What is the definition of Hydrocephalus due to Congenital Stenosis of Aqueduct of Sylvius?

Hydrocephalus due to congenital stenosis of aqueduct of sylvius (HSAS) is a form of L1 syndrome, which is an inherited disorder that primarily affects the nervous system. Males with HSAS are typically born with severe hydrocephalus and adducted thumbs (bent towards the palm). Other sign and symptoms of the condition include severe intellectual disability and spasticity. HSAS, like all forms of L1 syndrome, is caused by changes (mutations) in the L1CAM gene and is inherited in an X-linked recessive manner. Treatment is based on the signs and symptoms present in each person.

What are the alternative names for Hydrocephalus due to Congenital Stenosis of Aqueduct of Sylvius?

  • Hydrocephalus, X-linked
  • HSAS1
  • Aqueductal stenosis, X-linked
  • HSAS
  • HYCX
  • XLAS

What are the symptoms for Hydrocephalus due to Congenital Stenosis of Aqueduct of Sylvius?

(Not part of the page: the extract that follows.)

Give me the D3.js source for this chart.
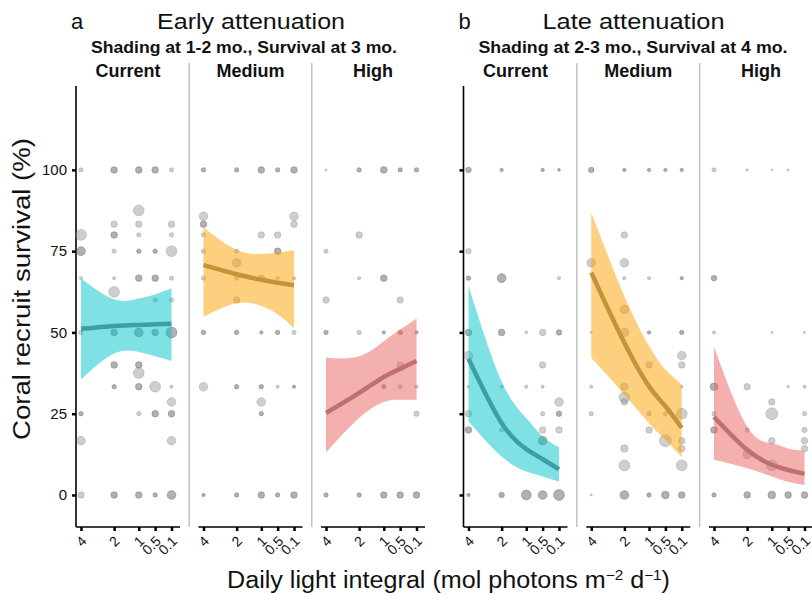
<!DOCTYPE html>
<html>
<head>
<meta charset="utf-8">
<script src="https://cdn.jsdelivr.net/npm/d3@7"></script>
<style>
  body { margin: 0; background: #fff; }
  text { font-family: "Liberation Sans", Arial, Helvetica, sans-serif; fill: #111; }
</style>
</head>
<body>
<div id="vis"></div>
<script>
// ---- data ----
var timings = ["Early attenuation", "Late attenuation"];
var panelLetters = ["a", "b"];
var subtitles = ["Shading at 1-2 mo., Survival at 3 mo.", "Shading at 2-3 mo., Survival at 4 mo."];
var shadeLevels = ["Current", "Medium", "High"];
var dliTicks = [4, 2, 1, 0.5, 0.1];
var survivalTicks = [0, 25, 50, 75, 100];

// fitted survival (%) and 95% band at each value of dliTicks, per shade level
var fitEarly  = [[51.1, 52.0, 52.3, 52.5, 52.7], [70.7, 67.9, 66.2, 65.3, 64.5], [25.2, 31.4, 36.3, 38.8, 41.2]];
var lowEarly  = [[35.5, 43.5, 44.0, 42.7, 41.2], [54.8, 59.0, 58.1, 55.6, 51.4], [13.1, 23.7, 28.6, 29.3, 29.3]];
var highEarly = [[66.6, 60.2, 60.4, 61.7, 63.6], [82.3, 75.4, 74.1, 74.6, 75.3], [42.2, 42.7, 47.3, 50.9, 54.3]];
var fitLate   = [[41.9, 22.1, 14.1, 11.0, 7.9], [68.4, 46.8, 33.4, 27.3, 20.6], [24.0, 13.9, 9.3, 7.7, 6.5]];
var lowLate   = [[22.6, 11.8, 7.2, 5.7, 4.1], [42.2, 30.9, 22.1, 17.0, 11.6], [10.8, 8.2, 5.7, 4.1, 3.1]];
var highLate  = [[64.3, 35.0, 23.7, 18.0, 14.7], [86.9, 61.2, 45.8, 38.6, 34.0], [45.6, 21.1, 15.9, 14.3, 13.6]];

// observed tiles: [dli, survival %, size class, overlapping tiles]
var pointsEarlyCurrent = [
  [4,100,2,1],[2,100,3,2],[1,100,3,2],[0.5,100,3,2],[0.1,100,2,1],
  [1,87.5,5,1],
  [2,83.3,3,1],[1,83.3,3,1],[0.1,83.3,3,1],
  [4,80,5,1],[2,80,3,2],[1,80,2,1],[0.1,80,2,1],
  [4,75,4,2],[2,75,2,1],[1,75,2,2],[0.5,75,2,2],[0.1,75,5,1],
  [4,66.7,1.5,1],[2,66.7,1.5,1],[1,66.7,3,2],[0.5,66.7,3,2],[0.1,66.7,2,1],
  [2,62.5,5,1],
  [0.5,60,2,1],[0.1,60,2,1],
  [4,50,2,1],[2,50,3,2],[1,50,4,2],[0.5,50,3,2],[0.1,50,5,2],
  [2,40,3,2],[1,40,3,2],
  [1,37.5,5,1],
  [2,33.3,2,2],[1,33.3,3,2],[0.5,33.3,5,1],[0.1,33.3,1.5,1],
  [0.1,28.6,4,1],
  [4,25,2,2],[1,25,2,1],[0.5,25,3,2],[0.1,25,3,2],
  [4,16.7,4,1],[0.1,16.7,4,1],
  [4,0,3,1],[2,0,3,2],[1,0,3,2],[0.5,0,2,2],[0.1,0,4,2]
];
var pointsEarlyMedium = [
  [4,100,2,2],[2,100,2,2],[1,100,3,2],[0.5,100,2,2],[0.1,100,3,2],
  [4,85.7,4,1],[0.1,85.7,4,1],
  [4,83.3,3,2],[0.1,83.3,3,1],
  [4,80,2,1],[1,80,3,1],[0.5,80,3,1],
  [4,75,2,1],[2,75,2,1],[0.5,75,3,2],
  [2,71.4,4,1],
  [4,66.7,2,1],[2,66.7,2,1],[1,66.7,3,1],[0.5,66.7,1.5,1],[0.1,66.7,1.5,1],
  [2,60,3,1],
  [4,50,2,2],[2,50,2,2],[1,50,1.5,2],[0.5,50,2,2],[0.1,50,2,1],
  [4,33.3,4,1],[2,33.3,2,2],[1,33.3,2,2],[0.5,33.3,1.5,1],[0.1,33.3,1.5,2],
  [1,28.6,4,1],
  [1,25,2,2],
  [4,0,1.5,2],[2,0,2,2],[1,0,3,2],[0.5,0,2,2],[0.1,0,3,2]
];
var pointsEarlyHigh = [
  [4,100,1,1],[2,100,2,2],[1,100,3,2],[0.5,100,2,2],[0.1,100,2,2],
  [2,80,3,1],
  [4,75,2,1],
  [2,66.7,1.5,1],[1,66.7,3,2],
  [4,60,3,1],[0.5,60,3,1],
  [4,50,2,2],[2,50,2,1],[1,50,1.5,2],[0.5,50,2,2],[0.1,50,1.5,2],
  [0.5,40,3,1],
  [1,33.3,2,2],[0.5,33.3,2,1],[0.1,33.3,1.5,1],
  [0.1,25,2.5,1],
  [4,0,2,2],[2,0,2,2],[1,0,3,2],[0.5,0,3,2],[0.1,0,3,2]
];
var pointsLateCurrent = [
  [4,100,2.5,2],[2,100,1.5,2],[0.5,100,1.5,2],[0.1,100,1.2,2],
  [4,75,2.5,1],
  [4,66.7,2,2],[2,66.7,4,2],[0.1,66.7,1.5,1],
  [4,50,3,2],[2,50,3,2],[1,50,1.2,1],[0.5,50,3,1],[0.1,50,2.5,2],
  [4,42.9,4,1],
  [0.5,40,3,1],
  [4,33.3,1.2,1],[2,33.3,1.5,1],[1,33.3,1.5,1],[0.5,33.3,1.5,1],
  [0.1,28.6,4,1],
  [4,25,3,1],[0.5,25,2,1],[0.1,25,2.5,2],
  [4,20,3,2],[2,20,2,1],[0.5,20,3,1],[0.1,20,3,1],
  [0.5,16.7,4,2],
  [4,0,1.5,2],[2,0,2.5,2],[1,0,4.5,2],[0.5,0,4,2],[0.1,0,5,2]
];
var pointsLateMedium = [
  [4,100,2.5,2],[2,100,1.5,2],[1,100,1.5,2],[0.5,100,1.5,2],[0.1,100,1.5,2],
  [2,80,3,1],
  [4,71.4,4,1],[2,71.4,4,1],
  [2,66.7,1.5,1],[1,66.7,1.5,1],[0.1,66.7,1.5,2],
  [2,57.1,4,1],
  [4,50,1,1],[2,50,4,1],[1,50,1.5,2],[0.1,50,2,2],
  [0.1,42.9,4,1],
  [1,40,3,1],[0.1,40,3,1],
  [4,33.3,1.5,1],[2,33.3,3.5,1],[1,33.3,1.5,1],[0.1,33.3,1.2,1],
  [2,30,5,1],
  [2,28.6,3,1],
  [4,25,2,1],[1,25,2,1],[0.5,25,2,1],[0.1,25,5,1],
  [1,20,3,1],
  [0.5,16.7,5.5,1],[0.1,16.7,3,1],
  [2,14.3,3.5,1],[0.1,14.3,3,1],
  [2,9.1,5,1],[0.1,9.1,5,1],
  [4,0,1,1],[2,0,4,2],[1,0,2,2],[0.5,0,3.5,2],[0.1,0,3,2]
];
var pointsLateHigh = [
  [4,100,2,1],[2,100,1,1],[1,100,0.8,1],[0.5,100,1,1],
  [4,66.7,2.5,2],
  [4,50,1.5,1],[1,50,1,1],[0.1,50,1,1],
  [4,33.3,3.5,2],[2,33.3,3,1],[0.5,33.3,1.2,1],[0.1,33.3,1.5,1],
  [1,28.6,3,1],
  [4,25,2,1],[1,25,5.5,1],[0.1,25,2,1],
  [4,20,3,2],[2,20,2,1],[0.1,20,2.5,1],
  [1,16.7,3,1],[0.1,16.7,3,1],
  [0.1,14.3,3,1],
  [2,12.5,4,1],
  [1,9.1,5,1],
  [4,0,2,2],[2,0,3,2],[1,0,3.5,2],[0.5,0,3,2],[0.1,0,3,2]
];

var pointSets = [
  [pointsEarlyCurrent, pointsEarlyMedium, pointsEarlyHigh],
  [pointsLateCurrent, pointsLateMedium, pointsLateHigh]
];
var fits = [[fitEarly, lowEarly, highEarly], [fitLate, lowLate, highLate]];

var bandColors = ["#00c4c9", "#fba100", "#e95f5f"];
var lineColors = ["#3c9fa1", "#c6923a", "#bf7070"];

// ---- layout ----
var width = 812, height = 595;
var groupLeft = [76, 463.5];
var panelStep = [122.5, 122.75];
var panelWidth = 104;
var plotTop = 86, plotBottom = 527;

var svg = d3.select("#vis").append("svg")
    .attr("width", width)
    .attr("height", height);

var y = d3.scaleLinear().domain([-9.85, 125.8]).range([plotBottom, plotTop]);
var r = d3.scaleLinear().domain([1, 5]).range([1.1, 5.4]);
var smooth = d3.curveNatural;

var line = function(x, vals) {
    return d3.line()
        .x(function(d, i) { return x(dliTicks[i]); })
        .y(function(d) { return y(d); })
        .curve(smooth)(vals);
};

timings.forEach(function(title, t) {
    var gl = groupLeft[t];

    // panel letter, title and subtitle
    svg.append("text").attr("x", gl + 1).attr("y", 29)
        .attr("text-anchor", "middle").style("font-size", "22px").text(panelLetters[t]);
    svg.append("text").attr("x", t == 0 ? 251 : 633.5).attr("y", 29)
        .attr("text-anchor", "middle").style("font-size", "22px")
        .attr("textLength", t == 0 ? 188 : 182).attr("lengthAdjust", "spacingAndGlyphs")
        .text(title);
    svg.append("text").attr("x", t == 0 ? 244 : 633).attr("y", 53)
        .attr("text-anchor", "middle").style("font-size", "16px").style("font-weight", "bold")
        .attr("textLength", t == 0 ? 306 : 309).attr("lengthAdjust", "spacingAndGlyphs")
        .text(subtitles[t]);

    // y axis
    var yAxis = d3.axisLeft(y).tickValues(survivalTicks).tickSize(4).tickPadding(5)
        .tickFormat(t == 0 ? d3.format("d") : "");
    var yg = svg.append("g").attr("transform", "translate(" + gl + ",0)").call(yAxis);
    yg.select(".domain").remove();
    yg.selectAll(".tick line").attr("stroke", "#000").attr("stroke-width", 2.5);
    yg.selectAll(".tick text").style("font-size", "15px").style("font-family", "Liberation Sans, Arial, sans-serif").attr("fill", "#222");
    svg.append("line").attr("x1", gl).attr("x2", gl)
        .attr("y1", plotTop).attr("y2", plotBottom)
        .attr("stroke", "#000").attr("stroke-width", 1.6);

    shadeLevels.forEach(function(shade, s) {
        var left = gl + s * panelStep[t];
        var x = d3.scaleSymlog().constant(1.5).domain([4, 0.1]).range([left + 5, left + 95.5]);

        // strip label
        svg.append("text").attr("x", left + panelWidth / 2).attr("y", 77)
            .attr("text-anchor", "middle").style("font-size", "18px").style("font-weight", "bold")
            .text(shade);

        // separator between panels
        if (s < 2) {
            var sx = left + panelWidth + (panelStep[t] - panelWidth) / 2;
            svg.append("line").attr("x1", sx).attr("x2", sx)
                .attr("y1", 63).attr("y2", plotBottom)
                .attr("stroke", "#c4c4c4").attr("stroke-width", 1.6);
        }

        // observed points (overlapping tiles drawn on top of each other)
        var pts = [];
        pointSets[t][s].forEach(function(p) {
            for (var k = 0; k < p[3]; k++) pts.push(p);
        });
        svg.append("g").selectAll("circle")
            .data(pts).enter().append("circle")
            .attr("cx", function(d) { return x(d[0]); })
            .attr("cy", function(d) { return y(d[1]); })
            .attr("r", function(d) { return r(d[2]); })
            .attr("fill", "#8a8a8a").attr("fill-opacity", 0.42)
            .attr("stroke", "#777").attr("stroke-opacity", 0.4).attr("stroke-width", 0.7);

        // confidence band and fitted curve
        var fit = fits[t][0][s], lo = fits[t][1][s], hi = fits[t][2][s];
        var area = d3.area()
            .x(function(d, i) { return x(dliTicks[i]); })
            .y0(function(d, i) { return y(lo[i]); })
            .y1(function(d, i) { return y(hi[i]); })
            .curve(smooth);
        svg.append("path").attr("d", area(fit))
            .attr("fill", bandColors[s]).attr("fill-opacity", 0.5);
        svg.append("path").attr("d", line(x, fit))
            .attr("fill", "none").attr("stroke", lineColors[s])
            .attr("stroke-width", 4.5).attr("stroke-linecap", "butt");

        // x axis
        var xAxis = d3.axisBottom(x).tickValues(dliTicks).tickSize(4).tickFormat(d3.format("~g"));
        var xg = svg.append("g").attr("transform", "translate(0," + plotBottom + ")").call(xAxis);
        xg.select(".domain").remove();
        xg.selectAll(".tick line").attr("stroke", "#000").attr("stroke-width", 2.5);
        xg.selectAll(".tick text")
            .attr("y", 0).attr("dy", 0)
            .attr("text-anchor", "end")
            .attr("transform", "translate(6,15) rotate(-45)")
            .style("font-size", "14px").style("font-family", "Liberation Sans, Arial, sans-serif")
            .attr("fill", "#222");
        svg.append("line").attr("x1", left).attr("x2", left + panelWidth)
            .attr("y1", plotBottom).attr("y2", plotBottom)
            .attr("stroke", "#000").attr("stroke-width", 1.6);
    });
});

// axis titles
var xTitle = svg.append("text").attr("x", 448.5).attr("y", 588)
    .attr("text-anchor", "middle").style("font-size", "23px")
    .attr("textLength", 443).attr("lengthAdjust", "spacingAndGlyphs");
xTitle.append("tspan").text("Daily light integral (mol photons m");
xTitle.append("tspan").attr("dy", -8).style("font-size", "14px").text("\u22122");
xTitle.append("tspan").attr("dy", 8).text(" d");
xTitle.append("tspan").attr("dy", -8).style("font-size", "14px").text("\u22121");
xTitle.append("tspan").attr("dy", 8).text(")");

svg.append("text")
    .attr("transform", "translate(30,289) rotate(-90)")
    .attr("text-anchor", "middle").style("font-size", "23px")
    .attr("textLength", 302).attr("lengthAdjust", "spacingAndGlyphs")
    .text("Coral recruit survival (%)");
</script>
</body>
</html>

Males with hydrocephalus due to congenital stenosis of aqueduct of sylvius (HSAS) are typically born with severe hydrocephalus and adducted thumbs (bent towards the palm). Other signs and symptoms may include:
  • Seizures
  • Severe intellectual disability
  • Spasticity
Of note, HSAS is one form of L1 syndrome, which is an inherited condition that primarily affects the nervous system. Other forms include MASA syndrome, X-linked complicated hereditary spastic paraplegia type 1, and X-linked complicated corpus callosum agenesis. All of the different forms of L1 syndrome may be observed in affected people within the same family. GeneReviews offers more specific information about the signs and symptoms associated with each form of L1 syndrome. Please click on the link to access this resource.

What are the current treatments for Hydrocephalus due to Congenital Stenosis of Aqueduct of Sylvius?

The treatment of hydrocephalus due to congenital stenosis of aqueduct of sylvius (HSAS) is based on the signs and symptoms present in each person. For example, hydrocephalus is typically treated with shunt surgery. Special education and early intervention may be recommended for children with intellectual disability. Although intervention is rarely necessary for adducted thumbs (bent towards the palms), tendon transfer surgery or splinting may be suggested in some cases.

Is Hydrocephalus due to Congenital Stenosis of Aqueduct of Sylvius an inherited disorder?

Hydrocephalus due to congenital stenosis of aqueduct of sylvius is inherited in an X-linked recessive manner. A condition is X-linked if the responsible gene is located on the X chromosome. The X chromosome is one of the two sex chromosomes (the other sex chromosome is the Y chromosome). Females have two X chromosomes in each cell and males have an X chromosome and a Y chromosome in each cell. Although females have two X chromosomes, one of the X chromosomes in each cell is "turned off" and all of the genes on that chromosome are inactivated. Females who have a change (mutation) in a gene on one of their X chromosomes are called carriers of the related condition. Carrier females usually do not have symptoms of the condition because the X chromosome with the mutated gene is often turned off and they have another X chromosome with a working copy of the gene. Sometimes, the X chromosome with the working copy of the gene is turned off, which may cause symptoms of the condition. However, females with symptoms are usually much more mildly affected than males. A male has only one X chromosome, so if he inherits a mutation on the X chromosome, he will have signs and symptoms (be affected). Males with an X-linked recessive condition always pass the mutated gene to all of their daughters, who will be carriers. A male cannot pass an X-linked gene to his sons because males always pass their Y chromosome to male offspring. Female carriers of an X-linked recessive condition have a 25% chance with each pregnancy to have a carrier daughter like themselves, a 25% chance to have a non-carrier daughter, a 25% chance to have an affected son, and a 25% chance to have an unaffected son. This also means that each daughter of a carrier mother has a 50% chance of being a carrier, and each son has a 50% chance of having the condition.